[ENTRIES start]

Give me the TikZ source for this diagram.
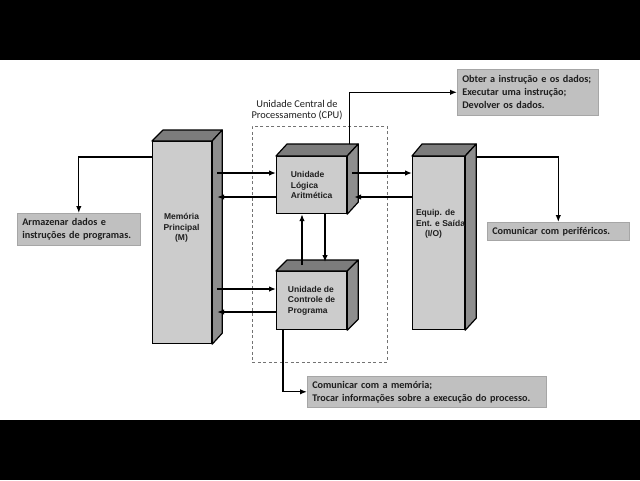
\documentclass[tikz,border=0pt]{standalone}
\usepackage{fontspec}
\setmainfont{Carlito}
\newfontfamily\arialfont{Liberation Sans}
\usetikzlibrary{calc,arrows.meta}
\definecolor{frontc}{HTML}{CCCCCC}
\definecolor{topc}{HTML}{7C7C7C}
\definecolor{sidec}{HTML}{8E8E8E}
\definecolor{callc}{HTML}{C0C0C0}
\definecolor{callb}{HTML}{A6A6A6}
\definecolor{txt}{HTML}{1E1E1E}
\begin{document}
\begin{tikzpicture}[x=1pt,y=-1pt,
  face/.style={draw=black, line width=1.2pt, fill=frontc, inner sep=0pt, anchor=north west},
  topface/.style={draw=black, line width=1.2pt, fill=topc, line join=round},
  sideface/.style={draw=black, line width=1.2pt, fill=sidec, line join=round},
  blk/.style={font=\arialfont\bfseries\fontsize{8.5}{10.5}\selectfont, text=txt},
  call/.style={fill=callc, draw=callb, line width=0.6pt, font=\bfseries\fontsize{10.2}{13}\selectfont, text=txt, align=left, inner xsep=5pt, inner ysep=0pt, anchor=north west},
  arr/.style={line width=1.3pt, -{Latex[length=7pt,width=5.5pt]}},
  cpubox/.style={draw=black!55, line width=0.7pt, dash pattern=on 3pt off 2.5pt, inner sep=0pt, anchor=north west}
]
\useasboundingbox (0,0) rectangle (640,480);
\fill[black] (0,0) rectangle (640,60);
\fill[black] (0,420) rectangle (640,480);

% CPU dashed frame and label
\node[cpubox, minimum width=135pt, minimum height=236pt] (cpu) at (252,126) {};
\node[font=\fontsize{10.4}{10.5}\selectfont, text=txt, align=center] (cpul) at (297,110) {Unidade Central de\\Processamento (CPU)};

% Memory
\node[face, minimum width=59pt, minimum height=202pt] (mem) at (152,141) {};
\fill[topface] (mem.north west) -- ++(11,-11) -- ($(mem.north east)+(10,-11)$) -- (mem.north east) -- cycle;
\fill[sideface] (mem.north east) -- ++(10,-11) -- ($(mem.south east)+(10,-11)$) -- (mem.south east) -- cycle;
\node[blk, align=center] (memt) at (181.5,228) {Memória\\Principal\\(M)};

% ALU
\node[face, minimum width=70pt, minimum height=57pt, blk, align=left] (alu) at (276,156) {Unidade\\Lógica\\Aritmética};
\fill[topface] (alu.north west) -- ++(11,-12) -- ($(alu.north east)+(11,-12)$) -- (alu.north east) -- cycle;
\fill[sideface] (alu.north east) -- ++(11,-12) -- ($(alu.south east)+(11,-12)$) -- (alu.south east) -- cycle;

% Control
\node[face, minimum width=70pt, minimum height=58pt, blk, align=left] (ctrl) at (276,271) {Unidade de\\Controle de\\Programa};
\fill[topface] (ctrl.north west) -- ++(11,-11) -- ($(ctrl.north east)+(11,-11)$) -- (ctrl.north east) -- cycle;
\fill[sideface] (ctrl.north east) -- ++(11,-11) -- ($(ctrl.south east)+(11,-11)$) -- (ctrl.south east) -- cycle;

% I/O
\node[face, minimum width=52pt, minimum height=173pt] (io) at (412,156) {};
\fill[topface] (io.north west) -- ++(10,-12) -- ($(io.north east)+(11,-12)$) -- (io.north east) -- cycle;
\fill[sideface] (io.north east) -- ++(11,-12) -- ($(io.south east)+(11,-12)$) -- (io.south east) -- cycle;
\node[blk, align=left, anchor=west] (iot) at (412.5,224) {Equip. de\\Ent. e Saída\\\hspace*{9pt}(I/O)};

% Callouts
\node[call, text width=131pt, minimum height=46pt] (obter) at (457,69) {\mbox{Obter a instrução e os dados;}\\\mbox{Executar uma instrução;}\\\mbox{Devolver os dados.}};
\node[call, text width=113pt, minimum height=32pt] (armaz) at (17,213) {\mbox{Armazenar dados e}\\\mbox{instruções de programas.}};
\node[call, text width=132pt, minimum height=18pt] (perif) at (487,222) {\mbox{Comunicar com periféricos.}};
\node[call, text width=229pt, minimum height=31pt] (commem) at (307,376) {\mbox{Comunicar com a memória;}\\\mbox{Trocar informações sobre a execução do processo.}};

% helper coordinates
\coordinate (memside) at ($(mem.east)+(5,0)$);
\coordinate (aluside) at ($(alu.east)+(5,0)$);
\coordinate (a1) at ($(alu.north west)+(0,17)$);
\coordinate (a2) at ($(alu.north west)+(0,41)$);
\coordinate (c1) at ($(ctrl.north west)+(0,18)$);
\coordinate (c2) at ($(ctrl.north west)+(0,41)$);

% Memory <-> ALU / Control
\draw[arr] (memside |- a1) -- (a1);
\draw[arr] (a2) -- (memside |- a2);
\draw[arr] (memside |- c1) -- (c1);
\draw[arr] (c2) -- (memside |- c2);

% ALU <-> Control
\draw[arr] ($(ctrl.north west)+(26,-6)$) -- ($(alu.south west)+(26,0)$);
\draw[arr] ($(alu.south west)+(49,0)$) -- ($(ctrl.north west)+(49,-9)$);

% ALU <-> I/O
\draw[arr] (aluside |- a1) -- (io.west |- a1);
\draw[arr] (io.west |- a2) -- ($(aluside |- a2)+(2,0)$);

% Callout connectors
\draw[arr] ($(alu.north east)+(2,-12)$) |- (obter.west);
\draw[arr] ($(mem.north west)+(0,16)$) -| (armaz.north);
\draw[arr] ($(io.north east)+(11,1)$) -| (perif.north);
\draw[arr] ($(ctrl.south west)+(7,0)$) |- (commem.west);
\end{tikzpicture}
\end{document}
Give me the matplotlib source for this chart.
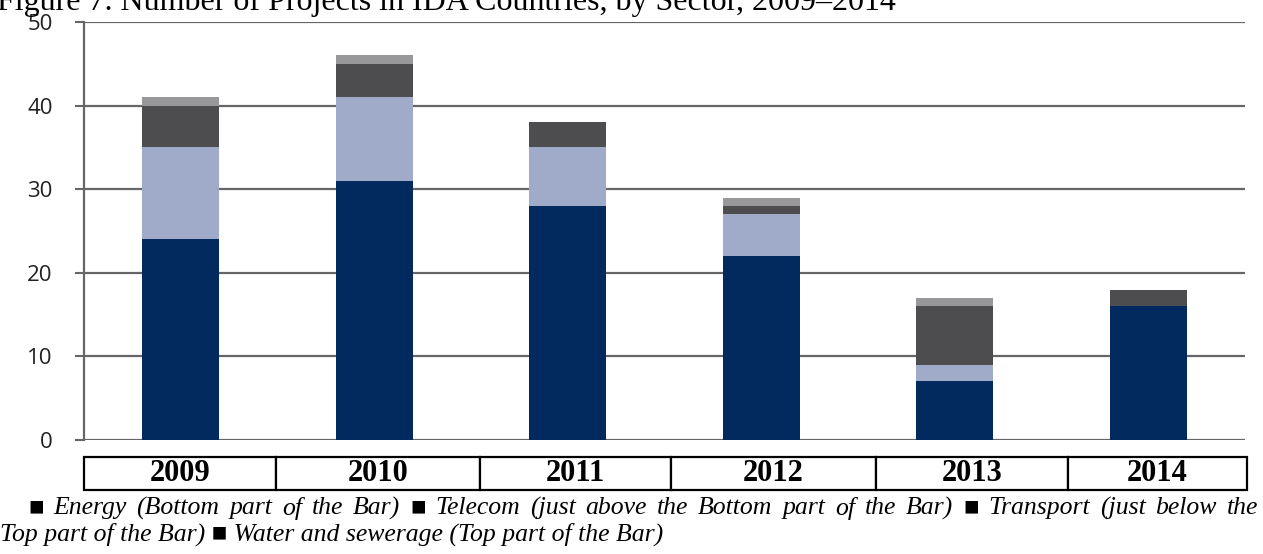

[ENTRIES end]

# STATED TASK
Repeat the listing in full and exactly. Leave any pictures out.

# SOLUTION TO THIS TASK
Give me the TikZ source for this diagram.
\documentclass[tikz,border=0pt]{standalone}
\usepackage{fontspec}
\setmainfont{Carlito}
\newfontfamily\arialfont{Liberation Sans}
\usetikzlibrary{calc,arrows.meta}
\definecolor{frontc}{HTML}{CCCCCC}
\definecolor{topc}{HTML}{7C7C7C}
\definecolor{sidec}{HTML}{8E8E8E}
\definecolor{callc}{HTML}{C0C0C0}
\definecolor{callb}{HTML}{A6A6A6}
\definecolor{txt}{HTML}{1E1E1E}
\begin{document}
\begin{tikzpicture}[x=1pt,y=-1pt,
  face/.style={draw=black, line width=1.2pt, fill=frontc, inner sep=0pt, anchor=north west},
  topface/.style={draw=black, line width=1.2pt, fill=topc, line join=round},
  sideface/.style={draw=black, line width=1.2pt, fill=sidec, line join=round},
  blk/.style={font=\arialfont\bfseries\fontsize{8.5}{10.5}\selectfont, text=txt},
  call/.style={fill=callc, draw=callb, line width=0.6pt, font=\bfseries\fontsize{10.2}{13}\selectfont, text=txt, align=left, inner xsep=5pt, inner ysep=0pt, anchor=north west},
  arr/.style={line width=1.3pt, -{Latex[length=7pt,width=5.5pt]}},
  cpubox/.style={draw=black!55, line width=0.7pt, dash pattern=on 3pt off 2.5pt, inner sep=0pt, anchor=north west}
]
\useasboundingbox (0,0) rectangle (640,480);
\fill[black] (0,0) rectangle (640,60);
\fill[black] (0,420) rectangle (640,480);

% CPU dashed frame and label
\node[cpubox, minimum width=135pt, minimum height=236pt] (cpu) at (252,126) {};
\node[font=\fontsize{10.4}{10.5}\selectfont, text=txt, align=center] (cpul) at (297,110) {Unidade Central de\\Processamento (CPU)};

% Memory
\node[face, minimum width=59pt, minimum height=202pt] (mem) at (152,141) {};
\fill[topface] (mem.north west) -- ++(11,-11) -- ($(mem.north east)+(10,-11)$) -- (mem.north east) -- cycle;
\fill[sideface] (mem.north east) -- ++(10,-11) -- ($(mem.south east)+(10,-11)$) -- (mem.south east) -- cycle;
\node[blk, align=center] (memt) at (181.5,228) {Memória\\Principal\\(M)};

% ALU
\node[face, minimum width=70pt, minimum height=57pt, blk, align=left] (alu) at (276,156) {Unidade\\Lógica\\Aritmética};
\fill[topface] (alu.north west) -- ++(11,-12) -- ($(alu.north east)+(11,-12)$) -- (alu.north east) -- cycle;
\fill[sideface] (alu.north east) -- ++(11,-12) -- ($(alu.south east)+(11,-12)$) -- (alu.south east) -- cycle;

% Control
\node[face, minimum width=70pt, minimum height=58pt, blk, align=left] (ctrl) at (276,271) {Unidade de\\Controle de\\Programa};
\fill[topface] (ctrl.north west) -- ++(11,-11) -- ($(ctrl.north east)+(11,-11)$) -- (ctrl.north east) -- cycle;
\fill[sideface] (ctrl.north east) -- ++(11,-11) -- ($(ctrl.south east)+(11,-11)$) -- (ctrl.south east) -- cycle;

% I/O
\node[face, minimum width=52pt, minimum height=173pt] (io) at (412,156) {};
\fill[topface] (io.north west) -- ++(10,-12) -- ($(io.north east)+(11,-12)$) -- (io.north east) -- cycle;
\fill[sideface] (io.north east) -- ++(11,-12) -- ($(io.south east)+(11,-12)$) -- (io.south east) -- cycle;
\node[blk, align=left, anchor=west] (iot) at (412.5,224) {Equip. de\\Ent. e Saída\\\hspace*{9pt}(I/O)};

% Callouts
\node[call, text width=131pt, minimum height=46pt] (obter) at (457,69) {\mbox{Obter a instrução e os dados;}\\\mbox{Executar uma instrução;}\\\mbox{Devolver os dados.}};
\node[call, text width=113pt, minimum height=32pt] (armaz) at (17,213) {\mbox{Armazenar dados e}\\\mbox{instruções de programas.}};
\node[call, text width=132pt, minimum height=18pt] (perif) at (487,222) {\mbox{Comunicar com periféricos.}};
\node[call, text width=229pt, minimum height=31pt] (commem) at (307,376) {\mbox{Comunicar com a memória;}\\\mbox{Trocar informações sobre a execução do processo.}};

% helper coordinates
\coordinate (memside) at ($(mem.east)+(5,0)$);
\coordinate (aluside) at ($(alu.east)+(5,0)$);
\coordinate (a1) at ($(alu.north west)+(0,17)$);
\coordinate (a2) at ($(alu.north west)+(0,41)$);
\coordinate (c1) at ($(ctrl.north west)+(0,18)$);
\coordinate (c2) at ($(ctrl.north west)+(0,41)$);

% Memory <-> ALU / Control
\draw[arr] (memside |- a1) -- (a1);
\draw[arr] (a2) -- (memside |- a2);
\draw[arr] (memside |- c1) -- (c1);
\draw[arr] (c2) -- (memside |- c2);

% ALU <-> Control
\draw[arr] ($(ctrl.north west)+(26,-6)$) -- ($(alu.south west)+(26,0)$);
\draw[arr] ($(alu.south west)+(49,0)$) -- ($(ctrl.north west)+(49,-9)$);

% ALU <-> I/O
\draw[arr] (aluside |- a1) -- (io.west |- a1);
\draw[arr] (io.west |- a2) -- ($(aluside |- a2)+(2,0)$);

% Callout connectors
\draw[arr] ($(alu.north east)+(2,-12)$) |- (obter.west);
\draw[arr] ($(mem.north west)+(0,16)$) -| (armaz.north);
\draw[arr] ($(io.north east)+(11,1)$) -| (perif.north);
\draw[arr] ($(ctrl.south west)+(7,0)$) |- (commem.west);
\end{tikzpicture}
\end{document}
Give me the matplotlib source for this chart.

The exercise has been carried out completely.